4. In view of the above, we advise that banks should be careful in opening accounts of the marketing/trading agencies etc. Especially, strict compliance with KYC and AML guidelines contained in circulars UBD.CO.BPD (PCB) No. 1/12.05.001/ 2008-09 dated July 02, 2008 and UBD.PCB. Cir. 30/09.161.00/ 2004-05 dated December 15, 2004 issued by RBI should be ensured in the matter.
5. In cases where accounts have already been opened in the names of the marketing agencies, retail traders, investment firms, the banks may undertake quick reviews. Wherever large number of cheque books has been issued to such firms, the relative decision may be reviewed in the light of the following:
• Whether the cheque books have been issued to customers on the basis of their express request and after following the internal processes laid down in the matter.
• Whether the number of cheque books is consistent with/matching the profile of the customers as also their nature of business operations.

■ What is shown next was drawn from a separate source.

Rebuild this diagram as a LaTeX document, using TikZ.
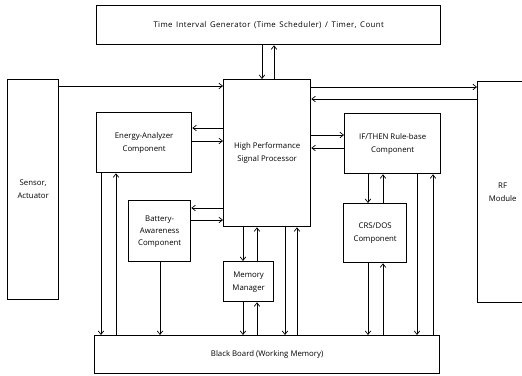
\documentclass[tikz,border=0pt]{standalone}
\usepackage{fontspec}
\setmainfont{Open Sans}
\newfontfamily\spacedfont[LetterSpace=5,WordSpace=1.5]{Open Sans}
\usetikzlibrary{arrows.meta}
\begin{document}
\begin{tikzpicture}[x=1pt,y=-1pt,
  box/.style={draw,line width=1.3pt,inner sep=0pt,anchor=north west,align=center,
    font=\fontsize{7.8}{13}\selectfont},
  arr/.style={-{Straight Barb[length=3.5pt,width=5.5pt]},line width=0.7pt}]
\useasboundingbox (0,0) rectangle (522,375);
% boxes
\node[box,minimum width=344pt,minimum height=39pt,font=\spacedfont\fontsize{7.8}{13}\selectfont] (tig) at (96,5) {Time Interval Generator (Time Scheduler) / Timer, Count};
\node[box,minimum width=51pt,minimum height=220pt] (sens) at (7,79) {Sensor,\\Actuator};
\node[box,minimum width=50pt,minimum height=221pt] (rf) at (477,81) {RF\\Module};
\node[box,minimum width=87pt,minimum height=147pt] (proc) at (223,79) {High Performance\\Signal Processor};
\node[box,minimum width=95pt,minimum height=60pt] (ea) at (96,112) {Energy-Analyzer\\Component};
\node[box,minimum width=62pt,minimum height=61pt,font=\fontsize{7.8}{12}\selectfont] (bat) at (128,200) {Battery-\\Awareness\\Component};
\node[box,minimum width=50pt,minimum height=40pt] (mm) at (223,261) {Memory\\Manager};
\node[box,minimum width=96pt,minimum height=60pt] (rule) at (344,113) {IF/THEN Rule-base\\Component};
\node[box,minimum width=63pt,minimum height=59pt] (crs) at (343,203) {CRS/DOS\\Component};
\node[box,minimum width=345pt,minimum height=38pt] (bb) at (94,335) {Black Board (Working Memory)};
% connectors
\draw[arr] (tig.south -| 262,0) -- (proc.north -| 262,0);
\draw[arr] (proc.north -| 274,0) -- (tig.south -| 274,0);
\draw[arr] (sens.east |- 0,86) -- (proc.west |- 0,86);
\draw[arr] (proc.east |- 0,87) -- (rf.west |- 0,87);
\draw[arr] (rf.west |- 0,99) -- (proc.east |- 0,99);
\draw[arr] (proc.west |- 0,128) -- (ea.east |- 0,128);
\draw[arr] (ea.east |- 0,141) -- (proc.west |- 0,141);
\draw[arr] (proc.east |- 0,135) -- (rule.west |- 0,135);
\draw[arr] (rule.west |- 0,148) -- (proc.east |- 0,148);
\draw[arr] (proc.west |- 0,208) -- (bat.east |- 0,208);
\draw[arr] (bat.east |- 0,220) -- (proc.west |- 0,220);
\draw[arr] (ea.south -| 101,0) -- (bb.north -| 101,0);
\draw[arr] (bb.north -| 116,0) -- (ea.south -| 116,0);
\draw[arr] (bat.south -| 160,0) -- (bb.north -| 160,0);
\draw[arr] (proc.south -| 243,0) -- (mm.north -| 243,0);
\draw[arr] (mm.north -| 257,0) -- (proc.south -| 257,0);
\draw[arr] (mm.south -| 243,0) -- (bb.north -| 243,0);
\draw[arr] (bb.north -| 257,0) -- (mm.south -| 257,0);
\draw[arr] (proc.south -| 285,0) -- (bb.north -| 285,0);
\draw[arr] (bb.north -| 297,0) -- (proc.south -| 297,0);
\draw[arr] (rule.south -| 368,0) -- (crs.north -| 368,0);
\draw[arr] (crs.north -| 383,0) -- (rule.south -| 383,0);
\draw[arr] (crs.south -| 368,0) -- (bb.north -| 368,0);
\draw[arr] (bb.north -| 383,0) -- (crs.south -| 383,0);
\draw[arr] (rule.south -| 417,0) -- (bb.north -| 417,0);
\draw[arr] (bb.north -| 433,0) -- (rule.south -| 433,0);
\end{tikzpicture}
\end{document}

6. Even where the volume of transactions/ profile of the customers apparently justify the number of cheque books issued, special ongoing monitoring of the operations in the accounts of such types of firms should be made especially if large volumes of small cash deposits are being made in those accounts and withdrawals are being made there from, through cheques written for small amounts, either across the counters or through clearing. In respect of such account holders banks may, in specific cases, call for the data from the account holders on the number and aggregate amount of post dated cheques issued. The data/information so collected should be analysed in select cases to rule out the possibility of the firms being engaged in deposit taking activities. Certain indicative parameters for selecting accounts for further scrutiny and action are the bunching of dates of the post dated cheques, the uniformity in the amounts of cheques etc. These data should be analysed together with data on cash deposits of small amounts on previous distant dates resembling the deposit contracting/ mobilizations dates in terms of similar bunching and uniformity of amounts.
7. Please acknowledge receipt. Also, unusual operations noticed during the above review may be immediately reported to us and other appropriate authorities, such as, Financial Intelligence Unit (FIU-IND), Department of Revenue, Ministry of Finance, Government of India, Hotel Samrat (6th Floor), Chanakyapuri, New Delhi – 110 021.